“Turns out the best kind live in towns with wildflower gardens.”

Hank let out a quiet chuckle, rough and soft at the same time. Then his eyes turned glassy, and he quickly cleared his throat, looking away.

“I’ll try,” he muttered.

“That’s all I need,” I said. “And if you need backup, Ruby’s got a tea for just about every ailment known to man. And some that probably aren’t.”

He snorted. “That girl’s got spirit.”

“She’s got heart,” I said. “More than anyone I know.”

We sat for another few minutes, watching bees dance lazily between blooms. I didn’t feel the need to rush him back inside. Didn’t feel the pressure to push through patients like puzzle pieces.

When Hank finally stood, he turned to me with a gruff nod. “Thanks, Doc.”

“See you in two weeks.”

He walked off toward the gravel lot, boots crunching steady now.

I stayed behind a little longer, eyes trailing the garden paths.

This. This was it.

Not the glitter of operating rooms or the roar of crowded emergency wings. Not six-figure bonuses or newspaper profiles.

It was a man with rough hands letting his guard down. A bench shaded by roses. The kind of medicine that grows alongside its people, not above them.

The phone in my pocket buzzed—a message from the New York recruiter. I didn’t open it.

Instead, I took the long way back inside.

The morning paper was still warm from the press when I unfolded it on my desk, the ink smudging my fingertips as I smoothed out the front page. And there she was—Ruby, mid-laugh, her arms full of wild blooms and confidence, beneath the bold headline:Florist Wins Innovation Award at Regional Showcase.

I should’ve felt pure pride. Maybe I did. But beneath it, something else tightened in my chest—a sense of missing something vital, like standing outside a house glowing with warmth and realizing you left the key on the kitchen counter. She looked radiant. Alive. Like she belonged exactly where she was.

I traced the corner of the picture absently, then reached for my pen. I’d written her one letter since she left for the competition. Maybe it was time for another. Something real. Something that didn’t dance around the truth.

Dear Ruby,I miss the way your hair smells like citrus and chaos. I miss your laugh echoing down the garden path.

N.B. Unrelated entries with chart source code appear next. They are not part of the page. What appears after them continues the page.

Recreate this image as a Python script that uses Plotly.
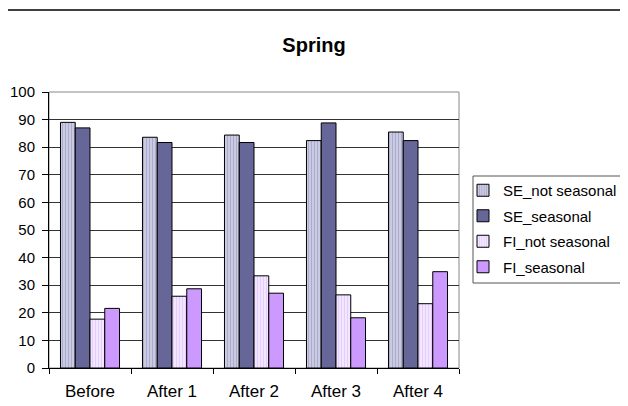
import plotly.graph_objects as go

categories = ["Before", "After 1", "After 2", "After 3", "After 4"]
se_not_seasonal = [89.0, 83.6, 84.4, 82.4, 85.5]
se_seasonal = [87.0, 81.7, 81.7, 88.8, 82.4]
fi_not_seasonal = [17.7, 26.0, 33.4, 26.5, 23.3]
fi_seasonal = [21.6, 28.7, 27.1, 18.2, 34.9]
series_names = ["SE_not seasonal", "SE_seasonal", "FI_not seasonal", "FI_seasonal"]

# page has an 8px body margin, so the figure is 8px smaller and offsets shift
W, H = 620, 398
L, T = 41, 84
plot_w, plot_h = 410, 276
R = W - L - plot_w
B = H - T - plot_h


def px_x(fx):
    return (fx - L) / plot_w


def px_y(fy):
    return (T + plot_h - fy) / plot_h


fig = go.Figure()
styles = [
    dict(color="white", line=dict(color="black", width=1),
         pattern=dict(shape="|", fgcolor="#666699", bgcolor="#f0f0ff", size=3, solidity=0.7)),
    dict(color="#666699", line=dict(color="black", width=1)),
    dict(color="white", line=dict(color="black", width=1),
         pattern=dict(shape="|", fgcolor="#cc99ff", bgcolor="#ffffff", size=3, solidity=0.65)),
    dict(color="#cc99ff", line=dict(color="black", width=1)),
]
for i, (name, vals) in enumerate(zip(series_names, [se_not_seasonal, se_seasonal, fi_not_seasonal, fi_seasonal])):
    fig.add_trace(go.Bar(x=categories, y=vals, name=name, marker=styles[i], legendgroup=f"g{i}"))

fig.update_layout(
    width=W, height=H,
    margin=dict(l=L, r=R, t=T, b=B, autoexpand=False),
    paper_bgcolor="white", plot_bgcolor="white",
    font=dict(family="Liberation Sans, Arial, sans-serif", size=17, color="black"),
    barmode="group", bargap=0.28, bargroupgap=0,
    title=dict(text="<b>Spring</b>", x=306 / W, xref="container", xanchor="center",
               yref="container", y=1 - 37 / H, yanchor="middle", font=dict(size=20)),
    showlegend=True,
    legend=dict(x=px_x(455), xanchor="left", y=px_y(166), yanchor="top",
                borderwidth=0, bgcolor="rgba(0,0,0,0)",
                tracegroupgap=3, font=dict(size=15)),
    xaxis=dict(showline=True, linecolor="black", linewidth=1, ticks="outside",
               tickson="boundaries", ticklen=5, tickcolor="black", showgrid=False,
               ticklabelstandoff=8),
    yaxis=dict(range=[0, 100], dtick=10, showline=True, linecolor="black", linewidth=1,
               ticks="outside", ticklen=6, tickcolor="black", showgrid=True,
               gridcolor="#333333", gridwidth=1, zeroline=False, ticklabelstandoff=4,
               tickfont=dict(size=15)),
    shapes=[
        dict(type="rect", xref="paper", yref="paper", x0=0, x1=1, y0=0, y1=1,
             line=dict(color="#888888", width=1), fillcolor="rgba(0,0,0,0)", layer="below"),
        dict(type="line", xref="paper", yref="paper", x0=px_x(0), x1=px_x(W),
             y0=px_y(2), y1=px_y(2), line=dict(color="black", width=1.5)),
        dict(type="rect", xref="paper", yref="paper", x0=px_x(465), x1=px_x(W + 20),
             y0=px_y(275), y1=px_y(168), line=dict(color="#555555", width=1),
             fillcolor="rgba(0,0,0,0)"),
    ],
)

fig.write_html("out.html")
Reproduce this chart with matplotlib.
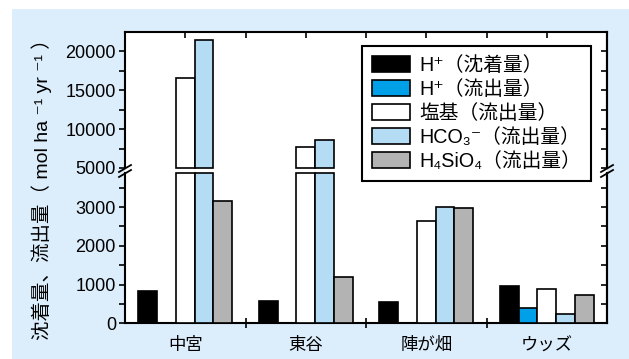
import matplotlib
matplotlib.use('Agg')
import matplotlib.pyplot as plt
from matplotlib.patches import Rectangle, Patch
from matplotlib.lines import Line2D
import numpy as np

plt.rcParams['font.family'] = ['Liberation Sans', 'Noto Sans CJK JP', 'DejaVu Sans']

sites = ['中宮', '東谷', '陣が畑', 'ウッズ']
labels = ['H⁺（沈着量）', 'H⁺（流出量）', '塩基（流出量）', 'HCO₃⁻（流出量）', 'H₄SiO₄（流出量）']
colors = ['#000000', '#00a0e9', '#ffffff', '#b5dcf5', '#b3b3b3']

h_dep = [830, 570, 540, 960]
h_out = [0, 0, 0, 400]
base_out = [16600, 7700, 2650, 890]
hco3_out = [21500, 8550, 3000, 230]
si_out = [3150, 1200, 2980, 720]
series = [h_dep, h_out, base_out, hco3_out, si_out]

W, H = 629, 359
low_top = 3880
up_bot, up_top = 5000, 22500

fig = plt.figure(figsize=(W / 100, H / 100), dpi=100)
fig.patches.append(Rectangle((12 / W, 0), 1, 1 - 9 / H, transform=fig.transFigure,
                             facecolor='#dcedfb', edgecolor='none', zorder=-10))

left, right = 125 / W, 607 / W
# white plot area behind both panels (covers the gap at the break)
fig.patches.append(Rectangle((left, 1 - 323.3 / H), right - left, (323.3 - 32) / H,
                             transform=fig.transFigure, facecolor='white',
                             edgecolor='none', zorder=-9))
ax_u = fig.add_axes([left, 1 - 168 / H, right - left, (168 - 32) / H])
ax_l = fig.add_axes([left, 1 - 323.3 / H, right - left, (323.3 - 173) / H])

x = np.arange(len(sites))
bw = 0.156
for i, (vals, c) in enumerate(zip(series, colors)):
    vals = np.array(vals, dtype=float)
    xs = x + (i - 2) * bw
    m = vals > 0
    ax_l.bar(xs[m], np.minimum(vals[m], low_top), bw, color=c, edgecolor='black',
             linewidth=1.2, clip_on=False, zorder=3)
    mu = vals > up_bot
    ax_u.bar(xs[mu], vals[mu] - up_bot, bw, bottom=up_bot, color=c, edgecolor='black',
             linewidth=1.2, clip_on=False, zorder=3)

ax_u.set_ylim(up_bot, up_top)
ax_l.set_ylim(0, low_top)
major = {ax_u: [5000, 10000, 15000, 20000], ax_l: [0, 1000, 2000, 3000]}
minor = {ax_u: [7500, 12500, 17500], ax_l: [500, 1500, 2500, 3500]}

for ax in (ax_u, ax_l):
    ax.set_xlim(-0.5, 3.5)
    for s in ax.spines.values():
        s.set_linewidth(1.5)
    ax.set_yticks(major[ax])
    ax.set_yticks(minor[ax], minor=True)
    ax.tick_params(axis='y', which='both', direction='out', length=4.5, width=1.2,
                   labelsize=13, pad=2)
    # right-side ticks point inward
    sec = ax.secondary_yaxis('right')
    sec.set_yticks(major[ax])
    sec.set_yticks(minor[ax], minor=True)
    sec.spines['right'].set_linewidth(1.5)
    sec.tick_params(which='both', direction='in', length=4.5, width=1.2, labelright=False)

ax_u.spines['bottom'].set_visible(False)
ax_u.xaxis.set_ticks_position('top')
ax_u.set_xticks([0, 0.5, 1, 1.5, 2, 2.5, 3])
ax_u.tick_params(axis='x', direction='in', length=4.5, width=1.2, labeltop=False)

ax_l.spines['top'].set_visible(False)
ax_l.set_xticks(x)
ax_l.set_xticklabels(sites)
ax_l.tick_params(axis='x', which='major', length=0, labelsize=12.5, pad=10)
ax_l.set_xticks([0.5, 1.5, 2.5], minor=True)
ax_l.tick_params(axis='x', which='minor', direction='inout', length=7, width=1.2)

# break marks
for px in (125, 607):
    for dy in (0, 5):
        fig.add_artist(Line2D([(px - 6) / W, (px + 6) / W],
                              [1 - (172 + dy) / H, 1 - (165 + dy) / H],
                              color='black', lw=1.3))

fig.text(42 / W, 1 - 184.5 / H, '沈着量、流出量（ mol ha ⁻¹ yr ⁻¹ ）', rotation=90,
         ha='center', va='center', fontsize=14)

handles = [Patch(facecolor=c, edgecolor='black', linewidth=1.2) for c in colors]
leg = fig.legend(handles, labels, loc='upper left',
                 bbox_to_anchor=(361.7 / W, 1 - 45.7 / H), borderaxespad=0,
                 fancybox=False, edgecolor='black', framealpha=1, fontsize=14.2,
                 handlelength=1.95, handleheight=0.9, handletextpad=0.45,
                 labelspacing=0.26, borderpad=0.5)
leg.get_frame().set_linewidth(1.5)

fig.savefig('out.png', dpi=100, facecolor='white')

I miss you...

I tapped the pen against my lip, then sighed. No. I balled the paper and tossed it toward the wastebasket. It missed. Of course it did.

I stood and paced, my eyes drifting toward the manila envelope still sitting on the edge of my desk—the job offer from New York, unopened for two days now. The weight of it pressed like a cinder block on my chest. Reinstatement. Full privileges. Research. Resources. Everything I once thought I needed.

But the cost was clear. A life built around eighty-hour weeks and hotel rooms. A city with no Ruby, no garden, no awkward breakfast meetings with Hazel ranting about town zoning codes. No late nights sketching plans by candlelight with coffee-stained fingers and her head on my shoulder.

I sat back down and rubbed my temples. The deadline was in less than twelve hours. I had to respond.

I reached for the envelope just as my phone buzzed sharply on the desk.

Cedar Springs Clinic: EMERGENCY — Teenage Patient, Cardiac Arrest in Progress.

My breath caught. The world narrowed to a pinpoint. My muscles responded before my mind fully caught up. I was out of the chair, grabbing my keys, running.


The clinic was chaos when I arrived. Nurses shouted orders. The girl—fourteen, maybe fifteen—lay still and gray on the gurney, wires tangled around her like vines trying to hold her together.

“She collapsed on the soccer field,” the paramedic explained. “No history, just dropped.”